**WHAT TO PRODUCE**
Output the material exactly, but drop every image it holds.

┌─ SUPPLIED MATERIAL

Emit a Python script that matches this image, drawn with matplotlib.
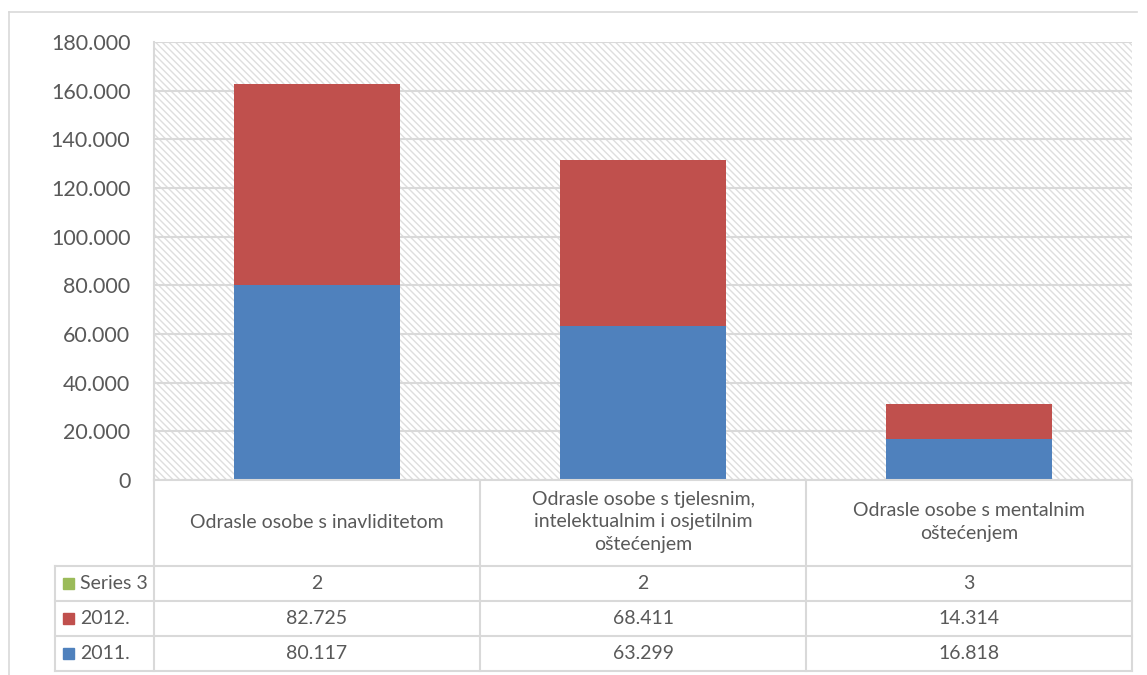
import matplotlib
matplotlib.use("Agg")
import matplotlib.pyplot as plt
import matplotlib.transforms as mtransforms
from matplotlib.patches import Rectangle
from matplotlib.lines import Line2D

plt.rcParams['font.family'] = ['Lato', 'DejaVu Sans']
plt.rcParams['hatch.color'] = '#dedede'
plt.rcParams['hatch.linewidth'] = 1.0

# podaci
kategorije = ["Odrasle osobe s inavliditetom",
              "Odrasle osobe s tjelesnim,\nintelektualnim i osjetilnim\noštećenjem",
              "Odrasle osobe s mentalnim\noštećenjem"]
serija_2011 = [80117, 63299, 16818]
serija_2012 = [82725, 68411, 14314]
serija_3 = [2, 2, 3]
nazivi = ["Series 3", "2012.", "2011."]
boje = {"2011.": "#4f81bd", "2012.": "#c0504d", "Series 3": "#9bbb59"}
y_ticks = list(range(0, 180001, 20000))

W, H = 1147, 675
txt = '#595959'
grid_c = '#d9d9d9'


def fmt(v):
    return "{:,}".format(v).replace(",", ".")


fig = plt.figure(figsize=(W / 100, H / 100), dpi=100)

def fx(x):
    return x / W

def fy(y):
    return 1 - y / H

# okvir grafikona (samo gore i lijevo)
fig.add_artist(Line2D([fx(9), fx(1137)], [fy(12), fy(12)], color=grid_c,
                      lw=1.2, transform=fig.transFigure))
fig.add_artist(Line2D([fx(9), fx(9)], [fy(12), fy(700)], color=grid_c,
                      lw=1.2, transform=fig.transFigure))

ax = fig.add_axes([fx(154), fy(480), fx(1132 - 154), (480 - 42) / H])
ax.patch.set_facecolor('white')
ax.patch.set_hatch('\\' * 5)
ax.patch.set_edgecolor('#dedede')
ax.patch.set_linewidth(0)

x = list(range(len(kategorije)))
sirina = 0.512
dno2 = serija_2011
dno3 = [a + b for a, b in zip(serija_2011, serija_2012)]
ax.bar(x, serija_2011, sirina, color=boje["2011."], zorder=3)
ax.bar(x, serija_2012, sirina, bottom=dno2, color=boje["2012."], zorder=3)
ax.bar(x, serija_3, sirina, bottom=dno3, color=boje["Series 3"], zorder=3)

ax.set_xlim(-0.5, len(kategorije) - 0.5)
ax.set_ylim(0, 180000)
ax.set_yticks(y_ticks)
ax.set_yticklabels([fmt(v) for v in y_ticks], fontsize=15.5, color=txt)
ax.tick_params(axis='y', length=0, pad=17)
ax.set_xticks([])
ax.grid(axis='y', color=grid_c, lw=1.5, zorder=1)
ax.set_axisbelow(True)
for s in ['top', 'right', 'bottom']:
    ax.spines[s].set_visible(False)
ax.spines['left'].set_color(grid_c)
ax.spines['left'].set_linewidth(1.5)

# tablica podataka
tr = mtransforms.blended_transform_factory(ax.transData, fig.transFigure)
redovi = [566, 601, 636, 671]
lc = dict(color=grid_c, lw=1.5, transform=fig.transFigure)

# vodoravne crte
fig.add_artist(Line2D([fx(154), fx(1132)], [fy(480), fy(480)], **lc))
for yy in redovi:
    fig.add_artist(Line2D([fx(55), fx(1132)], [fy(yy), fy(yy)], **lc))
# okomite crte
for xx in [154, 480, 806, 1132]:
    fig.add_artist(Line2D([fx(xx), fx(xx)], [fy(480), fy(671)], **lc))
fig.add_artist(Line2D([fx(55), fx(55)], [fy(566), fy(671)], **lc))

for i, k in enumerate(kategorije):
    fig.text(i, fy(522), k, transform=tr, ha='center', va='center',
             fontsize=14, color=txt, linespacing=1.38)

vrijednosti = {"Series 3": serija_3, "2012.": serija_2012, "2011.": serija_2011}
for r, naziv in enumerate(nazivi):
    yc = (redovi[r] + redovi[r + 1]) / 2
    fig.add_artist(Rectangle((fx(63), fy(yc + 5.5)), fx(11), 11 / H,
                             transform=fig.transFigure,
                             color=boje[naziv]))
    fig.text(fx(80), fy(yc), naziv, ha='left', va='center',
             fontsize=14, color=txt)
    for i, v in enumerate(vrijednosti[naziv]):
        fig.text(i, fy(yc), fmt(v), transform=tr, ha='center', va='center',
                 fontsize=14, color=txt)

fig.savefig("out.png", dpi=100)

└─

**ANSWER IN FULL**
Emit a Python script that matches this image, drawn with matplotlib.
import matplotlib
matplotlib.use("Agg")
import matplotlib.pyplot as plt
import matplotlib.transforms as mtransforms
from matplotlib.patches import Rectangle
from matplotlib.lines import Line2D

plt.rcParams['font.family'] = ['Lato', 'DejaVu Sans']
plt.rcParams['hatch.color'] = '#dedede'
plt.rcParams['hatch.linewidth'] = 1.0

# podaci
kategorije = ["Odrasle osobe s inavliditetom",
              "Odrasle osobe s tjelesnim,\nintelektualnim i osjetilnim\noštećenjem",
              "Odrasle osobe s mentalnim\noštećenjem"]
serija_2011 = [80117, 63299, 16818]
serija_2012 = [82725, 68411, 14314]
serija_3 = [2, 2, 3]
nazivi = ["Series 3", "2012.", "2011."]
boje = {"2011.": "#4f81bd", "2012.": "#c0504d", "Series 3": "#9bbb59"}
y_ticks = list(range(0, 180001, 20000))

W, H = 1147, 675
txt = '#595959'
grid_c = '#d9d9d9'


def fmt(v):
    return "{:,}".format(v).replace(",", ".")


fig = plt.figure(figsize=(W / 100, H / 100), dpi=100)

def fx(x):
    return x / W

def fy(y):
    return 1 - y / H

# okvir grafikona (samo gore i lijevo)
fig.add_artist(Line2D([fx(9), fx(1137)], [fy(12), fy(12)], color=grid_c,
                      lw=1.2, transform=fig.transFigure))
fig.add_artist(Line2D([fx(9), fx(9)], [fy(12), fy(700)], color=grid_c,
                      lw=1.2, transform=fig.transFigure))

ax = fig.add_axes([fx(154), fy(480), fx(1132 - 154), (480 - 42) / H])
ax.patch.set_facecolor('white')
ax.patch.set_hatch('\\' * 5)
ax.patch.set_edgecolor('#dedede')
ax.patch.set_linewidth(0)

x = list(range(len(kategorije)))
sirina = 0.512
dno2 = serija_2011
dno3 = [a + b for a, b in zip(serija_2011, serija_2012)]
ax.bar(x, serija_2011, sirina, color=boje["2011."], zorder=3)
ax.bar(x, serija_2012, sirina, bottom=dno2, color=boje["2012."], zorder=3)
ax.bar(x, serija_3, sirina, bottom=dno3, color=boje["Series 3"], zorder=3)

ax.set_xlim(-0.5, len(kategorije) - 0.5)
ax.set_ylim(0, 180000)
ax.set_yticks(y_ticks)
ax.set_yticklabels([fmt(v) for v in y_ticks], fontsize=15.5, color=txt)
ax.tick_params(axis='y', length=0, pad=17)
ax.set_xticks([])
ax.grid(axis='y', color=grid_c, lw=1.5, zorder=1)
ax.set_axisbelow(True)
for s in ['top', 'right', 'bottom']:
    ax.spines[s].set_visible(False)
ax.spines['left'].set_color(grid_c)
ax.spines['left'].set_linewidth(1.5)

# tablica podataka
tr = mtransforms.blended_transform_factory(ax.transData, fig.transFigure)
redovi = [566, 601, 636, 671]
lc = dict(color=grid_c, lw=1.5, transform=fig.transFigure)

# vodoravne crte
fig.add_artist(Line2D([fx(154), fx(1132)], [fy(480), fy(480)], **lc))
for yy in redovi:
    fig.add_artist(Line2D([fx(55), fx(1132)], [fy(yy), fy(yy)], **lc))
# okomite crte
for xx in [154, 480, 806, 1132]:
    fig.add_artist(Line2D([fx(xx), fx(xx)], [fy(480), fy(671)], **lc))
fig.add_artist(Line2D([fx(55), fx(55)], [fy(566), fy(671)], **lc))

for i, k in enumerate(kategorije):
    fig.text(i, fy(522), k, transform=tr, ha='center', va='center',
             fontsize=14, color=txt, linespacing=1.38)

vrijednosti = {"Series 3": serija_3, "2012.": serija_2012, "2011.": serija_2011}
for r, naziv in enumerate(nazivi):
    yc = (redovi[r] + redovi[r + 1]) / 2
    fig.add_artist(Rectangle((fx(63), fy(yc + 5.5)), fx(11), 11 / H,
                             transform=fig.transFigure,
                             color=boje[naziv]))
    fig.text(fx(80), fy(yc), naziv, ha='left', va='center',
             fontsize=14, color=txt)
    for i, v in enumerate(vrijednosti[naziv]):
        fig.text(i, fy(yc), fmt(v), transform=tr, ha='center', va='center',
                 fontsize=14, color=txt)

fig.savefig("out.png", dpi=100)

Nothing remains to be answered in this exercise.